Br. John hanya ingin anak-anak Papua yang tidak bisa sekolah, bisa membaca dan menulis dan berhitung. Sebagai seorang religius menindak lanjuti Ensiklik Fratelli Tutti bahwa kita semua adalah saudara dan sahabat. “Saya mencoba memberdayakan anak-anak sambil itu berusaha memulihkan martabat manusia,” sebutnya.
Br. John menjelaskan, dalam perjalanan waktu serasa ada keajaiban dari Tuhan. Anak-anak yang dulunya susah belajar dan sulit menulis, dalam perjalanan waktu akhirnya bisa juga.
“Sampai hari ini, mereka cepat sekali menangkap sebuah tulisan atau menyebut satu kalimat yang cukup panjang. Mereka juga menulis dengan baik termasuk berhitung perkalian dan sebagainya. Meski masih menggunakan metode kuno yaitu berhitung dengan sapu lidi,” sebutnya.
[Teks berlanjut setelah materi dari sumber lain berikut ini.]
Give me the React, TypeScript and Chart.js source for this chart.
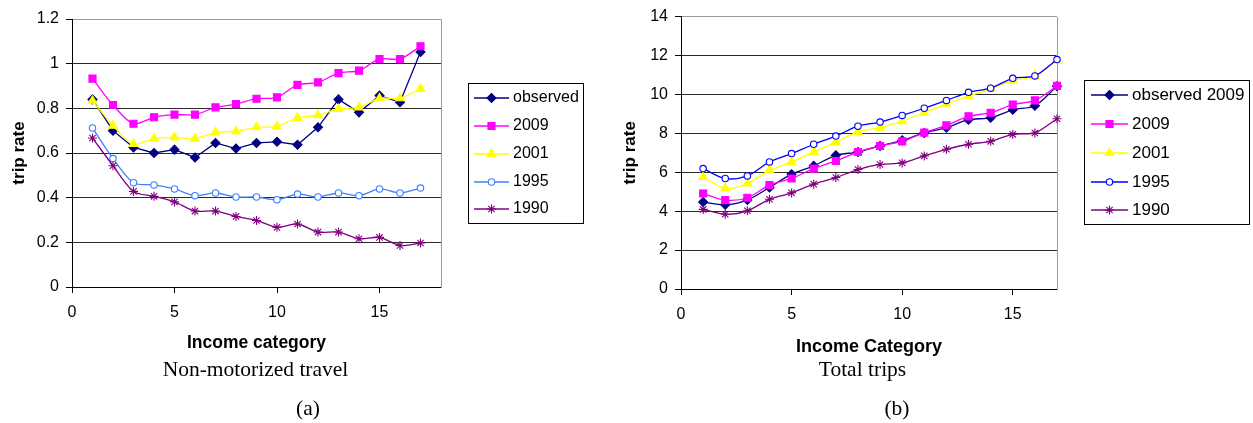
import React, { useEffect, useRef } from 'react';
import { Chart, registerables } from 'chart.js';
import { drawPoint } from 'chart.js/helpers';

Chart.register(...registerables);

const SANS = "'Liberation Sans', Arial, Helvetica, sans-serif";
const SERIF = "'Liberation Serif', 'Times New Roman', serif";

// ---------- data ----------
const incomeCategories = [1, 2, 3, 4, 5, 6, 7, 8, 9, 10, 11, 12, 13, 14, 15, 16, 17];

// (a) Non-motorized travel
const nmLabels = ['observed', '2009', '2001', '1995', '1990'];
const nmObserved = [0.84, 0.70, 0.625, 0.60, 0.615, 0.58, 0.645, 0.62, 0.645, 0.65, 0.637, 0.715, 0.84, 0.782, 0.857, 0.827, 1.052];
const nm2009 = [0.933, 0.815, 0.731, 0.76, 0.772, 0.772, 0.804, 0.819, 0.843, 0.849, 0.905, 0.916, 0.958, 0.969, 1.021, 1.021, 1.078];
const nm2001 = [0.834, 0.722, 0.64, 0.664, 0.67, 0.664, 0.692, 0.697, 0.715, 0.719, 0.757, 0.769, 0.797, 0.804, 0.845, 0.845, 0.888];
const nm1995 = [0.712, 0.575, 0.467, 0.457, 0.439, 0.409, 0.421, 0.403, 0.403, 0.391, 0.416, 0.403, 0.421, 0.409, 0.439, 0.421, 0.443];
const nm1990 = [0.667, 0.543, 0.428, 0.406, 0.381, 0.34, 0.34, 0.316, 0.298, 0.267, 0.282, 0.246, 0.246, 0.216, 0.222, 0.186, 0.197];
const nmYTicks = [0, 0.2, 0.4, 0.6, 0.8, 1, 1.2];
const nmXTicks = [0, 5, 10, 15];

// (b) Total trips
const ttLabels = ['observed 2009', '2009', '2001', '1995', '1990'];
const ttObserved = [4.47, 4.33, 4.57, 5.22, 5.9, 6.33, 6.87, 7.04, 7.35, 7.64, 8.02, 8.29, 8.7, 8.8, 9.21, 9.42, 10.42];
const tt2009 = [4.91, 4.57, 4.69, 5.34, 5.68, 6.19, 6.58, 7.04, 7.35, 7.59, 8.04, 8.41, 8.87, 9.06, 9.48, 9.69, 10.44];
const tt2001 = [5.76, 5.17, 5.42, 6.1, 6.53, 7.04, 7.55, 8.07, 8.29, 8.63, 9.06, 9.52, 9.91, 10.29, 10.71, 10.95, 11.74];
const tt1995 = [6.19, 5.68, 5.81, 6.53, 6.96, 7.44, 7.86, 8.37, 8.58, 8.92, 9.29, 9.69, 10.11, 10.32, 10.83, 10.95, 11.79];
const tt1990 = [4.09, 3.84, 4.02, 4.61, 4.94, 5.39, 5.73, 6.14, 6.4, 6.48, 6.84, 7.18, 7.44, 7.59, 7.95, 8.02, 8.75];
const ttYTicks = [0, 2, 4, 6, 8, 10, 12, 14];
const ttXTicks = [0, 5, 10, 15];

// ---------- styles ----------
type Sty = { color: string; style: string; radius: number; fill: string; tension: number };
const nmStyles: Sty[] = [
  { color: '#000080', style: 'rectRot', radius: 4.5, fill: '#000080', tension: 0 },
  { color: '#FF00FF', style: 'rect', radius: 5, fill: '#FF00FF', tension: 0.3 },
  { color: '#FFFF00', style: 'triangle', radius: 5, fill: '#FFFF00', tension: 0.3 },
  { color: '#3F7FFF', style: 'circle', radius: 3.2, fill: '#FFFFFF', tension: 0.3 },
  { color: '#800080', style: 'star', radius: 4.5, fill: '#800080', tension: 0.3 },
];
const ttStyles: Sty[] = [
  { color: '#000080', style: 'rectRot', radius: 4.5, fill: '#000080', tension: 0.3 },
  { color: '#FF00FF', style: 'rect', radius: 5, fill: '#FF00FF', tension: 0.3 },
  { color: '#FFFF00', style: 'triangle', radius: 5, fill: '#FFFF00', tension: 0.3 },
  { color: '#0000FF', style: 'circle', radius: 3.2, fill: '#FFFFFF', tension: 0.3 },
  { color: '#800080', style: 'star', radius: 4.5, fill: '#800080', tension: 0.3 },
];

function makeDatasets(labels: string[], series: number[][], styles: Sty[]) {
  return series.map((vals, i) => ({
    label: labels[i],
    data: incomeCategories.map((c, j) => ({ x: c, y: vals[j] })),
    borderColor: styles[i].color,
    borderWidth: 1.3,
    pointStyle: styles[i].style,
    pointRadius: styles[i].radius,
    pointBackgroundColor: styles[i].fill,
    pointBorderColor: styles[i].color,
    pointBorderWidth: 1.1,
    tension: styles[i].tension,
    clip: false as any,
    order: series.length - i,
  }));
}

type LegendBox = { x: number; y: number; w: number; h: number; rows: number[]; l0: number; l1: number; tx: number; fs: number };

function boxLegend(box: LegendBox) {
  return {
    id: 'boxLegend',
    afterDraw(chart: any) {
      const ctx = chart.ctx as CanvasRenderingContext2D;
      ctx.save();
      ctx.strokeStyle = '#000';
      ctx.lineWidth = 1;
      ctx.strokeRect(box.x + 0.5, box.y + 0.5, box.w, box.h);
      chart.data.datasets.forEach((ds: any, i: number) => {
        const y = box.rows[i];
        ctx.strokeStyle = ds.borderColor;
        ctx.lineWidth = ds.borderWidth;
        ctx.beginPath();
        ctx.moveTo(box.l0, y);
        ctx.lineTo(box.l1, y);
        ctx.stroke();
        ctx.fillStyle = ds.pointBackgroundColor;
        ctx.strokeStyle = ds.pointBorderColor;
        ctx.lineWidth = ds.pointBorderWidth;
        drawPoint(ctx, { pointStyle: ds.pointStyle, radius: ds.pointRadius, rotation: 0, borderWidth: ds.pointBorderWidth } as any, (box.l0 + box.l1) / 2, y);
        ctx.fillStyle = '#000';
        ctx.font = `${box.fs}px ${SANS}`;
        ctx.textBaseline = 'middle';
        ctx.textAlign = 'left';
        ctx.fillText(ds.label, box.tx, y);
      });
      ctx.restore();
    },
  };
}

const frame = {
  id: 'frame',
  beforeDatasetsDraw(chart: any) {
    const { ctx, chartArea } = chart;
    ctx.save();
    ctx.strokeStyle = '#9a9a9a';
    ctx.lineWidth = 1;
    const x = Math.round(chartArea.right) + 0.5;
    ctx.beginPath();
    ctx.moveTo(x, Math.round(chartArea.top));
    ctx.lineTo(x, Math.round(chartArea.bottom) + 1);
    ctx.stroke();
    ctx.restore();
  },
};

type Cfg = {
  W: number; H: number;
  area: { left: number; right: number; top: number; bottom: number };
  datasets: any[];
  yTicks: number[]; xTicks: number[]; xMax: number;
  xTitle: string; xTitleSize: number; xTitleY: number;
  yTitleX: number; xLabelPad: number;
  legend: LegendBox;
};

function makeConfig(c: Cfg): any {
  const yMax = c.yTicks[c.yTicks.length - 1];
  const yStep = c.yTicks[1] - c.yTicks[0];
  const xStep = c.xTicks[1] - c.xTicks[0];
  const yTitleSize = 17;
  return {
    type: 'line',
    data: { datasets: c.datasets },
    options: {
      animation: false,
      responsive: false,
      events: [],
      layout: {
        autoPadding: false,
        padding: { left: 0, top: c.area.top, right: c.W - c.area.right, bottom: 0 },
      },
      plugins: { legend: { display: false }, tooltip: { enabled: false } },
      scales: {
        x: {
          type: 'linear',
          min: 0,
          max: c.xMax,
          afterBuildTicks: (s: any) => {
            s.ticks = c.xTicks.map((v) => ({ value: v }));
          },
          afterFit: (s: any) => {
            s.height = c.H - c.area.bottom;
          },
          ticks: { stepSize: xStep, color: '#000', font: { family: SANS, size: 16 }, padding: c.xLabelPad, maxRotation: 0 },
          grid: { drawOnChartArea: false, tickLength: 6, tickColor: '#000', color: '#000' },
          border: { display: true, color: '#000', width: 1 },
          title: {
            display: true,
            text: c.xTitle,
            color: '#000',
            font: { family: SANS, size: c.xTitleSize, weight: 'bold' },
            padding: { top: 0, bottom: c.H - c.xTitleY - (c.xTitleSize * 1.2) / 2 },
          },
        },
        y: {
          type: 'linear',
          min: 0,
          max: yMax,
          afterBuildTicks: (s: any) => {
            s.ticks = c.yTicks.map((v) => ({ value: v }));
          },
          afterFit: (s: any) => {
            s.width = c.area.left;
          },
          ticks: {
            stepSize: yStep,
            color: '#000',
            font: { family: SANS, size: 16 },
            padding: 7,
            callback: (v: number) => String(Math.round(v * 10) / 10),
          },
          grid: {
            tickLength: 6,
            tickColor: '#000',
            color: (ctx: any) => (ctx.tick && Math.abs(ctx.tick.value - yMax) < 1e-9 ? '#9a9a9a' : '#2a2a2a'),
            lineWidth: 1,
          },
          border: { display: true, color: '#000', width: 1 },
          title: {
            display: true,
            text: 'trip rate',
            color: '#000',
            font: { family: SANS, size: yTitleSize, weight: 'bold' },
            padding: { top: Math.max(0, c.yTitleX - (yTitleSize * 1.2) / 2), bottom: 0 },
          },
        },
      },
    },
    plugins: [frame, boxLegend(c.legend)],
  };
}

function ChartCanvas({ cfg, left }: { cfg: Cfg; left: number }) {
  const ref = useRef<HTMLCanvasElement | null>(null);
  useEffect(() => {
    if (!ref.current) return;
    const chart = new Chart(ref.current, makeConfig(cfg));
    return () => chart.destroy();
  }, [cfg]);
  return (
    <canvas
      ref={ref}
      width={cfg.W}
      height={cfg.H}
      style={{ position: 'absolute', left, top: 0, width: cfg.W, height: cfg.H }}
    />
  );
}

const nmCfg: Cfg = {
  W: 620,
  H: 423,
  area: { left: 72, right: 441, top: 19, bottom: 287 },
  datasets: makeDatasets(nmLabels, [nmObserved, nm2009, nm2001, nm1995, nm1990], nmStyles),
  yTicks: nmYTicks,
  xTicks: nmXTicks,
  xMax: 18,
  xTitle: 'Income category',
  xTitleSize: 17.5,
  xTitleY: 343,
  yTitleX: 19,
  xLabelPad: 10,
  legend: { x: 468, y: 83, w: 115, h: 140, rows: [98, 126, 154, 182, 209], l0: 474, l1: 509, tx: 513, fs: 16 },
};

const ttCfg: Cfg = {
  W: 633,
  H: 423,
  area: { left: 61, right: 437, top: 16, bottom: 289 },
  datasets: makeDatasets(ttLabels, [ttObserved, tt2009, tt2001, tt1995, tt1990], ttStyles),
  yTicks: ttYTicks,
  xTicks: ttXTicks,
  xMax: 17,
  xTitle: 'Income Category',
  xTitleSize: 18,
  xTitleY: 347.5,
  yTitleX: 10.8,
  xLabelPad: 9.5,
  legend: { x: 464, y: 80, w: 165, h: 144, rows: [95, 124, 153, 182, 210], l0: 471, l1: 508, tx: 512, fs: 17 },
};

function Caption({ text, cx, top }: { text: string; cx: number; top: number }) {
  return (
    <div
      style={{
        position: 'absolute',
        left: cx - 150,
        top,
        width: 300,
        textAlign: 'center',
        fontFamily: SERIF,
        fontSize: 21.5,
        lineHeight: '21.5px',
        color: '#000',
        whiteSpace: 'nowrap',
      }}
    >
      {text}
    </div>
  );
}

export default function App() {
  return (
    <div style={{ position: 'absolute', left: 0, top: 0, width: 1253, height: 423, background: '#fff', overflow: 'hidden' }}>
      <ChartCanvas cfg={nmCfg} left={0} />
      <ChartCanvas cfg={ttCfg} left={620} />
      <Caption text="Non-motorized travel" cx={255.5} top={359} />
      <Caption text="(a)" cx={308} top={397.5} />
      <Caption text="Total trips" cx={862.5} top={359} />
      <Caption text="(b)" cx={897} top={398} />
    </div>
  );
}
Sementara untuk proses belajar, dibagi perkelompok usia. Br. John mendampingi kelas 1-3 dan kelas 4-6. Sedangkan Usia Paud didampingi Sr. Fatima, ALMA dan OMK. Ada sekitar 70 anak Papua dan beberapa pendatang ikut serta belajar di tempat itu.
Br. John memiliki cita-cita kelak ingin anak-anak ini bisa mendapatkan pendidikan sampai ke Perguruan Tinggi. “Saya akan terus berupaya mendapatkan donatur untuk anak-anak agar mereka bisa mengenyam pendidikan setinggi-tingginya,” harap Br. John.